In the opening months of the 2013 Série A season, the young Brazilian agreed a €15m move to Ukraine, specifically to join a Shakhtar Donetsk squad featuring a number of his countrymen. With the likes of now Juventus winger Douglas Costa and current Shakhtar captain Taison already at the club, Fred’s transition was no doubt made significantly easier. He still impressed in his first season, however, scoring twice in 23 appearances as Shakhtar won the Ukrainian Premier League – the first of three domestic titles, to go with three Ukrainian cups, Fred won in his five seasons at the club.
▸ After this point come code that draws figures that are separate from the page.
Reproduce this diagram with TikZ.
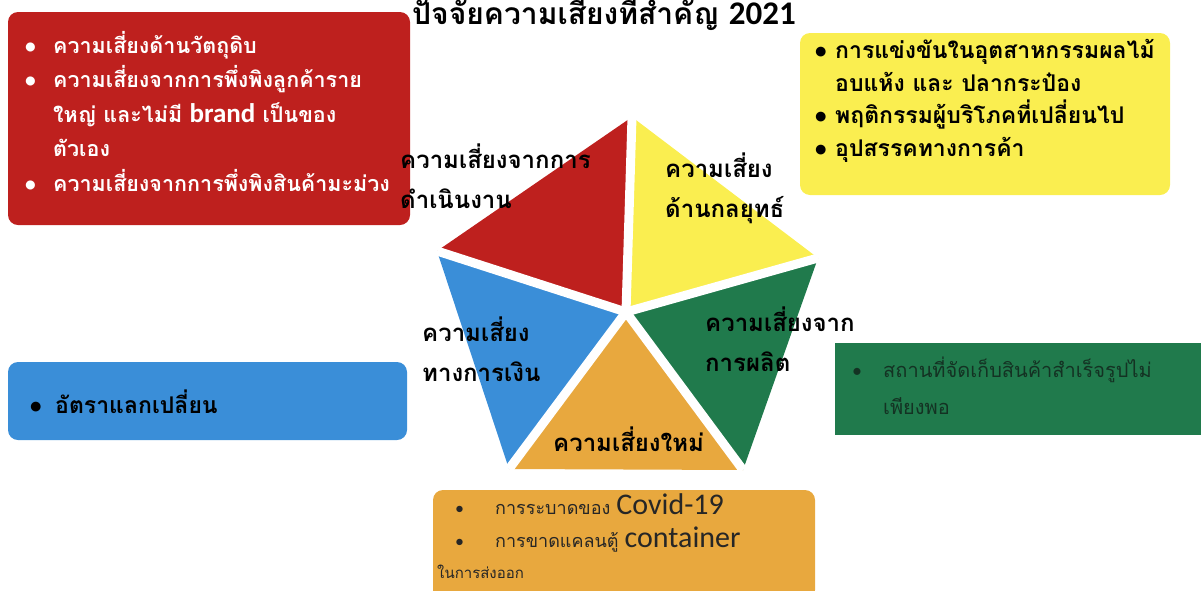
\documentclass[tikz,border=0pt]{standalone}
\usepackage{fontspec}
\newfontfamily\thai[Script=Thai]{Loma}
\newfontfamily\lat{Carlito}
\definecolor{rred}{RGB}{190,32,30}
\definecolor{ryel}{RGB}{250,238,80}
\definecolor{rgrn}{RGB}{32,122,76}
\definecolor{rblu}{RGB}{58,142,216}
\definecolor{rorg}{RGB}{232,168,62}
\definecolor{rtxtg}{RGB}{20,50,35}
\tikzset{
  box/.style={rounded corners=10pt},
  boxtext/.style={anchor=base west, inner sep=0pt, align=left},
  tlabel/.style={anchor=base west, inner sep=0pt, align=left, font=\thai\bfseries\fontsize{24}{40}\selectfont, text=black},
}
\newcommand{\bul}[1]{\makebox[#1][l]{\lat\textbullet}}
\begin{document}
\begin{tikzpicture}[x=1pt,y=-1pt]
\useasboundingbox (0,0) rectangle (1201,590);
% boxes
\fill[rred,box] (8,12) rectangle (410,225);
\fill[ryel,box] (800,33) rectangle (1170,195);
\fill[rblu,box] (8,362) rectangle (407,440);
\fill[rgrn] (835,343) rectangle (1201,435);
\fill[rorg,box] (433,490) rectangle (815,600);
% pentagon
\coordinate (C) at (626,312);
\coordinate (T) at (632,117);
\coordinate (R) at (818,258);
\coordinate (BR) at (743,470);
\coordinate (BL) at (509,469);
\coordinate (L) at (437,251);
\fill[rred] (C) -- (T) -- (L) -- cycle;
\fill[ryel] (C) -- (T) -- (R) -- cycle;
\fill[rgrn] (C) -- (R) -- (BR) -- cycle;
\fill[rorg] (C) -- (BR) -- (BL) -- cycle;
\fill[rblu] (C) -- (BL) -- (L) -- cycle;
\foreach \v in {T,R,BR,BL,L} \draw[white,line width=9pt] (C) -- (\v);
\fill[white] (C) circle (6pt);
% title
\node[anchor=base west, inner sep=0pt] (title) at (412,24) {\thai\bfseries\fontsize{30}{34}\selectfont ปัจจัยความเสี่ยงที่สำคัญ {\lat\fontsize{33}{34}\selectfont 2021}};
% red box text (last baseline given)
\node[boxtext, text=white, font=\thai\bfseries\fontsize{21.5}{34.5}\selectfont] (redtext) at (25,191) {%
\bul{28pt}ความเสี่ยงด้านวัตถุดิบ\\
\bul{28pt}ความเสี่ยงจากการพึ่งพิงลูกค้าราย\\
\hspace*{28pt}ใหญ่ และไม่มี {\lat\bfseries\fontsize{27}{30}\selectfont brand} เป็นของ\\
\hspace*{28pt}ตัวเอง\\
\bul{28pt}ความเสี่ยงจากการพึ่งพิงสินค้ามะม่วง};
% yellow box text
\node[boxtext, text=black, font=\thai\bfseries\fontsize{23}{32.5}\selectfont] (yeltext) at (815,156) {%
\bul{20pt}การแข่งขันในอุตสาหกรรมผลไม้\\
\hspace*{20pt}อบแห้ง และ ปลากระป๋อง\\
\bul{20pt}พฤติกรรมผู้บริโภคที่เปลี่ยนไป\\
\bul{20pt}อุปสรรคทางการค้า};
% blue box text
\node[boxtext, text=black, font=\thai\bfseries\fontsize{23}{30}\selectfont] (blutext) at (30,413) {\bul{25pt}อัตราแลกเปลี่ยน};
% green box text
\node[boxtext, text=rtxtg, font=\thai\fontsize{20}{37}\selectfont] (grntext) at (852,414) {%
\bul{31pt}สถานที่จัดเก็บสินค้าสำเร็จรูปไม่\\
\hspace*{31pt}เพียงพอ};
% orange box text
\node[boxtext, text=black!85, font=\thai\fontsize{18}{33}\selectfont] (orgtext) at (455,547) {%
\bul{40pt}การระบาดของ {\lat\fontsize{30}{30}\selectfont Covid-19}\\
\bul{40pt}การขาดแคลนตู้ {\lat\fontsize{30}{30}\selectfont container}};
\node[boxtext, text=black!85, font=\thai\fontsize{15}{33}\selectfont] (orgtext2) at (437,578) {ในการส่งออก};
% triangle labels (last baseline given)
\node[tlabel] (lred) at (400,208) {ความเสี่ยงจากการ\\ดำเนินงาน};
\node[tlabel] (lyel) at (665,217) {ความเสี่ยง\\ด้านกลยุทธ์};
\node[tlabel] (lblu) at (422,381) {ความเสี่ยง\\ทางการเงิน};
\node[tlabel] (lgrn) at (705,371) {ความเสี่ยงจาก\\การผลิต};
\node[tlabel] (lorg) at (553,451) {ความเสี่ยงใหม่};
\end{tikzpicture}
\end{document}
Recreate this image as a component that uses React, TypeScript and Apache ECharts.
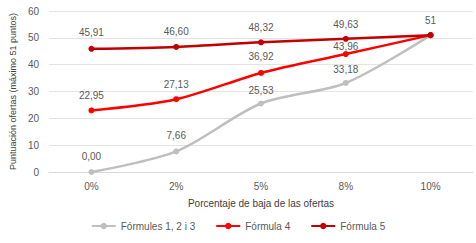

In June 2018, Shakhtar agreed a reported fee of around £52m to sell the now 25-year-old to English giants Manchester United. Fred was at the time away with Brazil’s World Cup squad, but received special permission to leave the camp in order to complete his move – and subsequently played no part in any of Brazil’s games in Russia anyway. He has won only eights caps in an international career spanning four years, but will hope the increased profile he should enjoy at Old Trafford will help him force his way into Brazil’s future plans.

Tactical analysis
Fred is different to many traditional defensive midfielders, in that he is excellent in attacking possession. His quality on the ball is shown from his incisive through balls and ability to drive forward in open play or during transitional moments. The higher up the pitch he roams, the more effective his forward passes become, often slicing open opposing defences with ease (above). His box-to-box style is perhaps better suited to playing alongside a second deep-lying midfielder whose primary role is to protect the defensive unit.

Perhaps surprisingly, his skills in possession are more limited when building out from the goalkeeper. He is not one to drop in between splitting central defenders, should his team look to restart with short passes from the goalkeeper. He can be caught in possession, particularly when pressed from behind (below), if taking too long to decide which pass to play when in deeper areas. He also lacks the movement to receive with his body ‘open’ in order to progress the ball from deep.

What Fred lacks in the build-up phase, however, he will make up for when progressing the ball into the final third. He always wants to move the ball forwards, even when it is not obvious to do so, while his tricky turns and ability to dribble through crowds help him away from pressure and into empty midfield spaces. The 25-year-old can also be a threat from central free-kicks, despite not being a primary taker in recent years.

Despite his smaller stature for traditional deeper midfielders – he stands 5ft 7ins – he protects the ball well, often intelligently drawing fouls that can create additional set-piece chances for his team. These fouls can also help relieve pressure, should his team be facing intense attacking spells from opponents.

Role at new club
It is expected that Fred will play as part of a double pivot system at United. Jose Mourinho’s first choice Nemanja Matic is likely to be deployed alongside him, with Fred supporting but given more of a licence to roam forward – particularly during attacking transitions. This could also enable Paul Pogba to play in a more advanced role – should his rumoured move to Barcelona fail to materialise.

If Fred is used as a lone pivot, then United will set up with more advanced central midfielders, in which case Pogba, Jesse Lingard and Juan Mata are the likely candidates. Regardless of which central midfield combination Mourinho picks, Fred will face regular competition for a starting place. Matic and Ander Herrera are both alternative candidates in defensive midfield, with the emerging young talent Scott McTominay another one in the mix.

The major issue with having Fred as a lone central defensive midfielder is that he lacks the ability to defensively control the space in front of the back line. Without the experience and defensive nous of a Matic or Herrera alongside him, Fred is likely to get overrun as a single pivot. Should he be a regular starter for Mourinho, the manager will have to sacrifice a more obvious attacking midfielder in order to squeeze him in.